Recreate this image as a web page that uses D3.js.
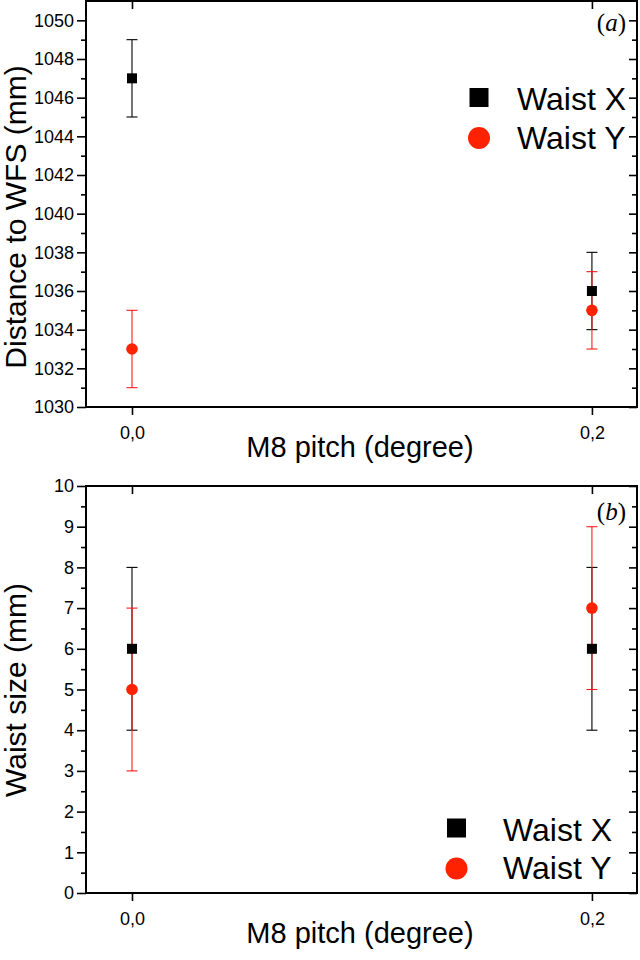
<!DOCTYPE html>
<html><head><meta charset="utf-8">
<script src="https://cdn.jsdelivr.net/npm/d3@7/dist/d3.min.js"></script>
<style>
html,body{margin:0;padding:0;background:#fff;}
svg{display:block;}
</style>
</head><body>
<svg id="chart" width="640" height="960"></svg>
<script>
// ---- data ----
const categories = [0.0, 0.2];
const xTickLabels = ["0,0", "0,2"];
const seriesNames = ["Waist X", "Waist Y"];

const distX = [1047, 1036];
const distXErr = [2, 2];
const distY = [1033, 1035];
const distYErr = [2, 2];

const sizeX = [6, 6];
const sizeXErr = [2, 2];
const sizeY = [5, 7];
const sizeYErr = [2, 2];

const distTicks = [1030, 1032, 1034, 1036, 1038, 1040, 1042, 1044, 1046, 1048, 1050];
const distMinor = [1031, 1033, 1035, 1037, 1039, 1041, 1043, 1045, 1047, 1049];
const sizeTicks = [0, 1, 2, 3, 4, 5, 6, 7, 8, 9, 10];
const sizeMinor = [0.5, 1.5, 2.5, 3.5, 4.5, 5.5, 6.5, 7.5, 8.5, 9.5];

const xTitle = "M8 pitch (degree)";
// ---- layout ----
const svg = d3.select("#chart");
const RED = "#ff2200";
const SANS = "'Liberation Sans', Arial, sans-serif";
const left = 86, right = 637;
const x = d3.scaleLinear().domain([-0.02, 0.2196]).range([left, right]);

function panel(cfg) {
  const g = svg.append("g");
  const y = d3.scaleLinear().domain(cfg.domain).range([cfg.bottom, cfg.top]);

  // left axis major
  const la = g.append("g").attr("transform", `translate(${left},0)`)
    .call(d3.axisLeft(y).tickValues(cfg.ticks).tickSize(9).tickPadding(3).tickFormat(d3.format("d")));
  la.select(".domain").remove();
  la.selectAll("line").attr("stroke-width", 1.6);
  la.selectAll("text").attr("font-size", 18).attr("font-family", SANS).attr("fill", "#000");
  const lm = g.append("g").attr("transform", `translate(${left},0)`)
    .call(d3.axisLeft(y).tickValues(cfg.minor).tickSize(5).tickFormat(""));
  lm.select(".domain").remove();
  lm.selectAll("line").attr("stroke-width", 1.6);

  // right axis (inward ticks)
  const ra = g.append("g").attr("transform", `translate(${right},0)`)
    .call(d3.axisRight(y).tickValues(cfg.ticks).tickSize(-8).tickFormat(""));
  ra.select(".domain").remove();
  ra.selectAll("line").attr("stroke-width", 1.6);
  const rm = g.append("g").attr("transform", `translate(${right},0)`)
    .call(d3.axisRight(y).tickValues(cfg.minor).tickSize(-5).tickFormat(""));
  rm.select(".domain").remove();
  rm.selectAll("line").attr("stroke-width", 1.6);

  // bottom axis
  const ba = g.append("g").attr("transform", `translate(0,${cfg.bottom})`)
    .call(d3.axisBottom(x).tickValues(categories).tickSize(8).tickPadding(11)
      .tickFormat((d, i) => xTickLabels[i]));
  ba.select(".domain").remove();
  ba.selectAll("line").attr("stroke-width", 1.6);
  ba.selectAll("text").attr("font-size", 18).attr("font-family", SANS).attr("fill", "#000");

  // top axis (inward ticks)
  const ta = g.append("g").attr("transform", `translate(0,${cfg.top})`)
    .call(d3.axisTop(x).tickValues(categories).tickSize(-8).tickFormat(""));
  ta.select(".domain").remove();
  ta.selectAll("line").attr("stroke-width", 1.6);

  // frame
  g.append("rect").attr("x", left).attr("y", cfg.top)
    .attr("width", right - left).attr("height", cfg.bottom - cfg.top)
    .attr("fill", "none").attr("stroke", "#000").attr("stroke-width", 2);

  // error bars
  function errbars(vals, errs, color) {
    const eg = g.append("g").attr("stroke", color).attr("stroke-width", 1.1);
    categories.forEach((c, i) => {
      const cx = x(c), y1 = y(vals[i] + errs[i]), y0 = y(vals[i] - errs[i]);
      eg.append("line").attr("x1", cx).attr("x2", cx).attr("y1", y1).attr("y2", y0);
      eg.append("line").attr("x1", cx - 5.5).attr("x2", cx + 5.5).attr("y1", y1).attr("y2", y1);
      eg.append("line").attr("x1", cx - 5.5).attr("x2", cx + 5.5).attr("y1", y0).attr("y2", y0);
    });
  }
  errbars(cfg.xv, cfg.xe, "#000");
  errbars(cfg.yv, cfg.ye, "#ff1a1a");

  g.append("g").selectAll("rect").data(categories).join("rect")
    .attr("x", (d) => x(d) - 5).attr("y", (d, i) => y(cfg.xv[i]) - 5)
    .attr("width", 10).attr("height", 10).attr("fill", "#000");
  g.append("g").selectAll("circle").data(categories).join("circle")
    .attr("cx", (d) => x(d)).attr("cy", (d, i) => y(cfg.yv[i]))
    .attr("r", 5.8).attr("fill", RED);

  // legend
  const lg = g.append("g");
  lg.append("rect").attr("x", cfg.legX - 9.5).attr("y", cfg.legY - 9.5)
    .attr("width", 19).attr("height", 19).attr("fill", "#000");
  lg.append("circle").attr("cx", cfg.legX).attr("cy", cfg.legY + 40.5).attr("r", 11).attr("fill", RED);
  lg.append("text").attr("x", cfg.legTX).attr("y", cfg.legY + 12.5)
    .attr("font-size", 32).attr("font-family", SANS).text(seriesNames[0]);
  lg.append("text").attr("x", cfg.legTX).attr("y", cfg.legY + 51)
    .attr("font-size", 32).attr("font-family", SANS).text(seriesNames[1]);

  // panel label
  const pl = g.append("text").attr("x", 626).attr("y", cfg.labY).attr("text-anchor", "end")
    .attr("font-size", 25).attr("font-family", "'Liberation Serif', 'Times New Roman', serif");
  pl.append("tspan").text("(");
  pl.append("tspan").attr("font-style", "italic").text(cfg.label);
  pl.append("tspan").text(")");

  // axis titles
  g.append("text").attr("transform", `translate(26,${cfg.ytY}) rotate(-90)`)
    .attr("text-anchor", "middle").attr("font-size", 30).attr("font-family", SANS)
    .text(cfg.yTitle);
  g.append("text").attr("x", 360).attr("y", cfg.bottom + 50)
    .attr("text-anchor", "middle").attr("font-size", 29).attr("font-family", SANS)
    .text(xTitle);
}

panel({
  top: 1, bottom: 407, domain: [1030, 1051.0], ticks: distTicks, minor: distMinor,
  xv: distX, xe: distXErr, yv: distY, ye: distYErr,
  legX: 479, legY: 97.5, legTX: 517, label: "a", labY: 31,
  yTitle: "Distance to WFS (mm)", ytY: 217
});
panel({
  top: 486, bottom: 893, domain: [0, 10], ticks: sizeTicks, minor: sizeMinor,
  xv: sizeX, xe: sizeXErr, yv: sizeY, ye: sizeYErr,
  legX: 456.5, legY: 828, legTX: 503, label: "b", labY: 520,
  yTitle: "Waist size (mm)", ytY: 690
});
</script>
</body></html>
★ ★ ★ ★ ★
■ Requirement
Copy the material above in full and exactly, skipping pictures.

■ Finished task
Recreate this image as a web page that uses D3.js.
<!DOCTYPE html>
<html><head><meta charset="utf-8">
<script src="https://cdn.jsdelivr.net/npm/d3@7/dist/d3.min.js"></script>
<style>
html,body{margin:0;padding:0;background:#fff;}
svg{display:block;}
</style>
</head><body>
<svg id="chart" width="640" height="960"></svg>
<script>
// ---- data ----
const categories = [0.0, 0.2];
const xTickLabels = ["0,0", "0,2"];
const seriesNames = ["Waist X", "Waist Y"];

const distX = [1047, 1036];
const distXErr = [2, 2];
const distY = [1033, 1035];
const distYErr = [2, 2];

const sizeX = [6, 6];
const sizeXErr = [2, 2];
const sizeY = [5, 7];
const sizeYErr = [2, 2];

const distTicks = [1030, 1032, 1034, 1036, 1038, 1040, 1042, 1044, 1046, 1048, 1050];
const distMinor = [1031, 1033, 1035, 1037, 1039, 1041, 1043, 1045, 1047, 1049];
const sizeTicks = [0, 1, 2, 3, 4, 5, 6, 7, 8, 9, 10];
const sizeMinor = [0.5, 1.5, 2.5, 3.5, 4.5, 5.5, 6.5, 7.5, 8.5, 9.5];

const xTitle = "M8 pitch (degree)";
// ---- layout ----
const svg = d3.select("#chart");
const RED = "#ff2200";
const SANS = "'Liberation Sans', Arial, sans-serif";
const left = 86, right = 637;
const x = d3.scaleLinear().domain([-0.02, 0.2196]).range([left, right]);

function panel(cfg) {
  const g = svg.append("g");
  const y = d3.scaleLinear().domain(cfg.domain).range([cfg.bottom, cfg.top]);

  // left axis major
  const la = g.append("g").attr("transform", `translate(${left},0)`)
    .call(d3.axisLeft(y).tickValues(cfg.ticks).tickSize(9).tickPadding(3).tickFormat(d3.format("d")));
  la.select(".domain").remove();
  la.selectAll("line").attr("stroke-width", 1.6);
  la.selectAll("text").attr("font-size", 18).attr("font-family", SANS).attr("fill", "#000");
  const lm = g.append("g").attr("transform", `translate(${left},0)`)
    .call(d3.axisLeft(y).tickValues(cfg.minor).tickSize(5).tickFormat(""));
  lm.select(".domain").remove();
  lm.selectAll("line").attr("stroke-width", 1.6);

  // right axis (inward ticks)
  const ra = g.append("g").attr("transform", `translate(${right},0)`)
    .call(d3.axisRight(y).tickValues(cfg.ticks).tickSize(-8).tickFormat(""));
  ra.select(".domain").remove();
  ra.selectAll("line").attr("stroke-width", 1.6);
  const rm = g.append("g").attr("transform", `translate(${right},0)`)
    .call(d3.axisRight(y).tickValues(cfg.minor).tickSize(-5).tickFormat(""));
  rm.select(".domain").remove();
  rm.selectAll("line").attr("stroke-width", 1.6);

  // bottom axis
  const ba = g.append("g").attr("transform", `translate(0,${cfg.bottom})`)
    .call(d3.axisBottom(x).tickValues(categories).tickSize(8).tickPadding(11)
      .tickFormat((d, i) => xTickLabels[i]));
  ba.select(".domain").remove();
  ba.selectAll("line").attr("stroke-width", 1.6);
  ba.selectAll("text").attr("font-size", 18).attr("font-family", SANS).attr("fill", "#000");

  // top axis (inward ticks)
  const ta = g.append("g").attr("transform", `translate(0,${cfg.top})`)
    .call(d3.axisTop(x).tickValues(categories).tickSize(-8).tickFormat(""));
  ta.select(".domain").remove();
  ta.selectAll("line").attr("stroke-width", 1.6);

  // frame
  g.append("rect").attr("x", left).attr("y", cfg.top)
    .attr("width", right - left).attr("height", cfg.bottom - cfg.top)
    .attr("fill", "none").attr("stroke", "#000").attr("stroke-width", 2);

  // error bars
  function errbars(vals, errs, color) {
    const eg = g.append("g").attr("stroke", color).attr("stroke-width", 1.1);
    categories.forEach((c, i) => {
      const cx = x(c), y1 = y(vals[i] + errs[i]), y0 = y(vals[i] - errs[i]);
      eg.append("line").attr("x1", cx).attr("x2", cx).attr("y1", y1).attr("y2", y0);
      eg.append("line").attr("x1", cx - 5.5).attr("x2", cx + 5.5).attr("y1", y1).attr("y2", y1);
      eg.append("line").attr("x1", cx - 5.5).attr("x2", cx + 5.5).attr("y1", y0).attr("y2", y0);
    });
  }
  errbars(cfg.xv, cfg.xe, "#000");
  errbars(cfg.yv, cfg.ye, "#ff1a1a");

  g.append("g").selectAll("rect").data(categories).join("rect")
    .attr("x", (d) => x(d) - 5).attr("y", (d, i) => y(cfg.xv[i]) - 5)
    .attr("width", 10).attr("height", 10).attr("fill", "#000");
  g.append("g").selectAll("circle").data(categories).join("circle")
    .attr("cx", (d) => x(d)).attr("cy", (d, i) => y(cfg.yv[i]))
    .attr("r", 5.8).attr("fill", RED);

  // legend
  const lg = g.append("g");
  lg.append("rect").attr("x", cfg.legX - 9.5).attr("y", cfg.legY - 9.5)
    .attr("width", 19).attr("height", 19).attr("fill", "#000");
  lg.append("circle").attr("cx", cfg.legX).attr("cy", cfg.legY + 40.5).attr("r", 11).attr("fill", RED);
  lg.append("text").attr("x", cfg.legTX).attr("y", cfg.legY + 12.5)
    .attr("font-size", 32).attr("font-family", SANS).text(seriesNames[0]);
  lg.append("text").attr("x", cfg.legTX).attr("y", cfg.legY + 51)
    .attr("font-size", 32).attr("font-family", SANS).text(seriesNames[1]);

  // panel label
  const pl = g.append("text").attr("x", 626).attr("y", cfg.labY).attr("text-anchor", "end")
    .attr("font-size", 25).attr("font-family", "'Liberation Serif', 'Times New Roman', serif");
  pl.append("tspan").text("(");
  pl.append("tspan").attr("font-style", "italic").text(cfg.label);
  pl.append("tspan").text(")");

  // axis titles
  g.append("text").attr("transform", `translate(26,${cfg.ytY}) rotate(-90)`)
    .attr("text-anchor", "middle").attr("font-size", 30).attr("font-family", SANS)
    .text(cfg.yTitle);
  g.append("text").attr("x", 360).attr("y", cfg.bottom + 50)
    .attr("text-anchor", "middle").attr("font-size", 29).attr("font-family", SANS)
    .text(xTitle);
}

panel({
  top: 1, bottom: 407, domain: [1030, 1051.0], ticks: distTicks, minor: distMinor,
  xv: distX, xe: distXErr, yv: distY, ye: distYErr,
  legX: 479, legY: 97.5, legTX: 517, label: "a", labY: 31,
  yTitle: "Distance to WFS (mm)", ytY: 217
});
panel({
  top: 486, bottom: 893, domain: [0, 10], ticks: sizeTicks, minor: sizeMinor,
  xv: sizeX, xe: sizeXErr, yv: sizeY, ye: sizeYErr,
  legX: 456.5, legY: 828, legTX: 503, label: "b", labY: 520,
  yTitle: "Waist size (mm)", ytY: 690
});
</script>
</body></html>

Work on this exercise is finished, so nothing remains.